What to do
Retype all of the listing exactly, passing over any picture you find.
# Data start
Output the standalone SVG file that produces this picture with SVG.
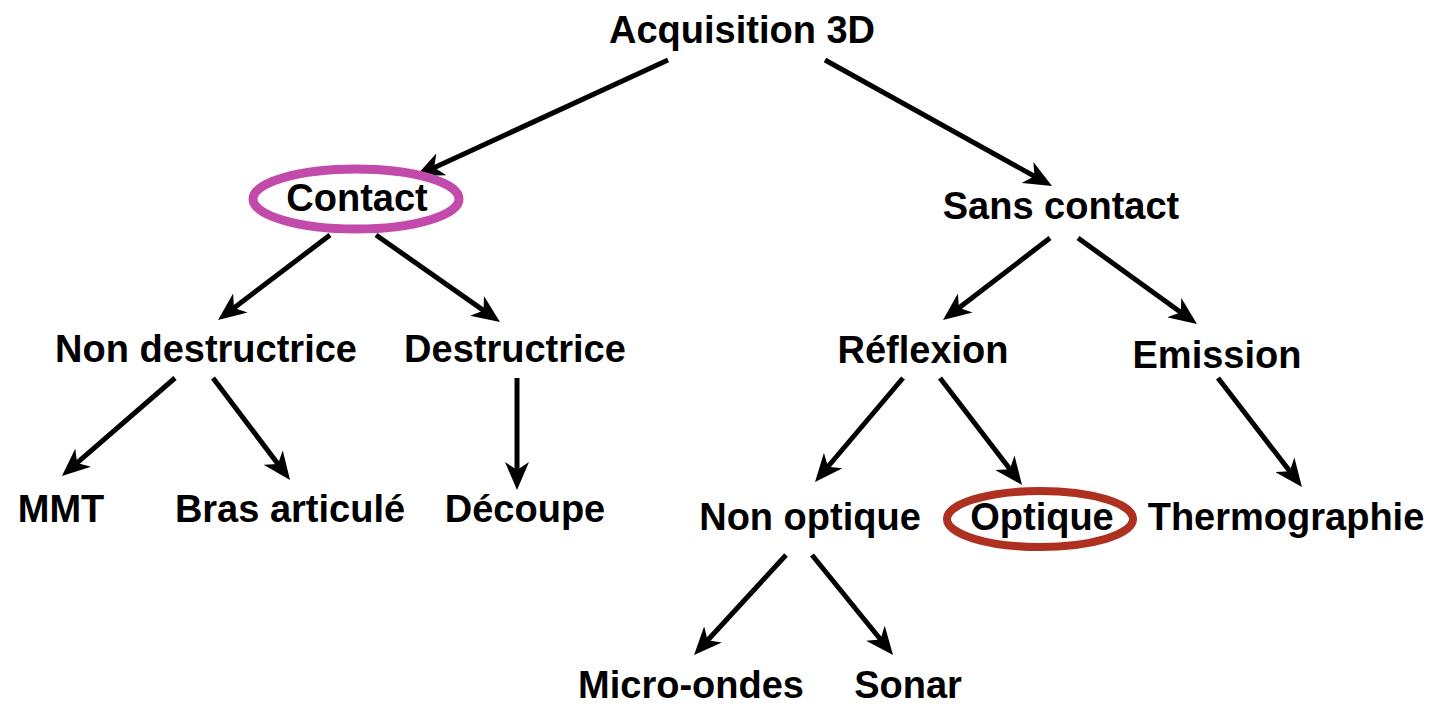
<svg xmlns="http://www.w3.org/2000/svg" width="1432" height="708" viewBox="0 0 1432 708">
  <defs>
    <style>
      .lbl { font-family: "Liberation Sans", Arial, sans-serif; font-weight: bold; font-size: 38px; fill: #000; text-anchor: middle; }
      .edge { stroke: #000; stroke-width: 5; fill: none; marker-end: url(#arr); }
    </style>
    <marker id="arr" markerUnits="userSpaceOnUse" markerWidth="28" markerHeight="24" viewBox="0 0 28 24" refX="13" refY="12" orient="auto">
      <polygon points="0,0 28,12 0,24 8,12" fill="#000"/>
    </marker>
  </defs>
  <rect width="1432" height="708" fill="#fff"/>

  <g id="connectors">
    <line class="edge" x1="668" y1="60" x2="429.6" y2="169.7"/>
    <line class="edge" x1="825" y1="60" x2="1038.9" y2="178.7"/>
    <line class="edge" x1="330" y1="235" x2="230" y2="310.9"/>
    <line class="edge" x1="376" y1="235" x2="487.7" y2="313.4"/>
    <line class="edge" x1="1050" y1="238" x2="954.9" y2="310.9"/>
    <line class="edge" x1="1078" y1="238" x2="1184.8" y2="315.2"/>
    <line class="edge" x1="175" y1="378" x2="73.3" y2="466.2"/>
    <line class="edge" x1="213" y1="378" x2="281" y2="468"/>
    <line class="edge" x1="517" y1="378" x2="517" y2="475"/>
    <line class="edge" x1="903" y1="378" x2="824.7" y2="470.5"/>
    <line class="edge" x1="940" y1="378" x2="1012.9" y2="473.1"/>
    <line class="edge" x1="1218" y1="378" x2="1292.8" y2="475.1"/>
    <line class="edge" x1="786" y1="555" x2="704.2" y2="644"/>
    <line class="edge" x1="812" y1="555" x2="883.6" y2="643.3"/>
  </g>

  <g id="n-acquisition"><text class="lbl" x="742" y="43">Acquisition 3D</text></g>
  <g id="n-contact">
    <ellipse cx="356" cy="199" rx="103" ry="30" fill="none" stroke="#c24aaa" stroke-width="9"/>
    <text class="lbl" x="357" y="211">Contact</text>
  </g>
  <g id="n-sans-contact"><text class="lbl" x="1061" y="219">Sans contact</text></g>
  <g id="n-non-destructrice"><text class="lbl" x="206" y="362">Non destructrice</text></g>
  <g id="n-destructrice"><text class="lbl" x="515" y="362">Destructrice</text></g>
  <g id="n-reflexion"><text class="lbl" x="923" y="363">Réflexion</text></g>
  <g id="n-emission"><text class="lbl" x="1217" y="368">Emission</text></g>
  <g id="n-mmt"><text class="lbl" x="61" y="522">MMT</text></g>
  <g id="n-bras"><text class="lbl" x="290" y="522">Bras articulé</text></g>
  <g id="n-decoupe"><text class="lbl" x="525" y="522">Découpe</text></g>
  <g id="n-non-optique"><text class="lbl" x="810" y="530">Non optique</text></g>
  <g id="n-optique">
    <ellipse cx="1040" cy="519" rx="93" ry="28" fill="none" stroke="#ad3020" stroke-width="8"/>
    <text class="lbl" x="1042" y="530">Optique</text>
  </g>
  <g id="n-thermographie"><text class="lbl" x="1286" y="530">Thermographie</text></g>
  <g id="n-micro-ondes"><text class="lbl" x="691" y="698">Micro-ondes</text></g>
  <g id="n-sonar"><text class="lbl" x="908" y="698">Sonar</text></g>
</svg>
# Data end
Answer for the task
Output the standalone SVG file that produces this picture with SVG.
<svg xmlns="http://www.w3.org/2000/svg" width="1432" height="708" viewBox="0 0 1432 708">
  <defs>
    <style>
      .lbl { font-family: "Liberation Sans", Arial, sans-serif; font-weight: bold; font-size: 38px; fill: #000; text-anchor: middle; }
      .edge { stroke: #000; stroke-width: 5; fill: none; marker-end: url(#arr); }
    </style>
    <marker id="arr" markerUnits="userSpaceOnUse" markerWidth="28" markerHeight="24" viewBox="0 0 28 24" refX="13" refY="12" orient="auto">
      <polygon points="0,0 28,12 0,24 8,12" fill="#000"/>
    </marker>
  </defs>
  <rect width="1432" height="708" fill="#fff"/>

  <g id="connectors">
    <line class="edge" x1="668" y1="60" x2="429.6" y2="169.7"/>
    <line class="edge" x1="825" y1="60" x2="1038.9" y2="178.7"/>
    <line class="edge" x1="330" y1="235" x2="230" y2="310.9"/>
    <line class="edge" x1="376" y1="235" x2="487.7" y2="313.4"/>
    <line class="edge" x1="1050" y1="238" x2="954.9" y2="310.9"/>
    <line class="edge" x1="1078" y1="238" x2="1184.8" y2="315.2"/>
    <line class="edge" x1="175" y1="378" x2="73.3" y2="466.2"/>
    <line class="edge" x1="213" y1="378" x2="281" y2="468"/>
    <line class="edge" x1="517" y1="378" x2="517" y2="475"/>
    <line class="edge" x1="903" y1="378" x2="824.7" y2="470.5"/>
    <line class="edge" x1="940" y1="378" x2="1012.9" y2="473.1"/>
    <line class="edge" x1="1218" y1="378" x2="1292.8" y2="475.1"/>
    <line class="edge" x1="786" y1="555" x2="704.2" y2="644"/>
    <line class="edge" x1="812" y1="555" x2="883.6" y2="643.3"/>
  </g>

  <g id="n-acquisition"><text class="lbl" x="742" y="43">Acquisition 3D</text></g>
  <g id="n-contact">
    <ellipse cx="356" cy="199" rx="103" ry="30" fill="none" stroke="#c24aaa" stroke-width="9"/>
    <text class="lbl" x="357" y="211">Contact</text>
  </g>
  <g id="n-sans-contact"><text class="lbl" x="1061" y="219">Sans contact</text></g>
  <g id="n-non-destructrice"><text class="lbl" x="206" y="362">Non destructrice</text></g>
  <g id="n-destructrice"><text class="lbl" x="515" y="362">Destructrice</text></g>
  <g id="n-reflexion"><text class="lbl" x="923" y="363">Réflexion</text></g>
  <g id="n-emission"><text class="lbl" x="1217" y="368">Emission</text></g>
  <g id="n-mmt"><text class="lbl" x="61" y="522">MMT</text></g>
  <g id="n-bras"><text class="lbl" x="290" y="522">Bras articulé</text></g>
  <g id="n-decoupe"><text class="lbl" x="525" y="522">Découpe</text></g>
  <g id="n-non-optique"><text class="lbl" x="810" y="530">Non optique</text></g>
  <g id="n-optique">
    <ellipse cx="1040" cy="519" rx="93" ry="28" fill="none" stroke="#ad3020" stroke-width="8"/>
    <text class="lbl" x="1042" y="530">Optique</text>
  </g>
  <g id="n-thermographie"><text class="lbl" x="1286" y="530">Thermographie</text></g>
  <g id="n-micro-ondes"><text class="lbl" x="691" y="698">Micro-ondes</text></g>
  <g id="n-sonar"><text class="lbl" x="908" y="698">Sonar</text></g>
</svg>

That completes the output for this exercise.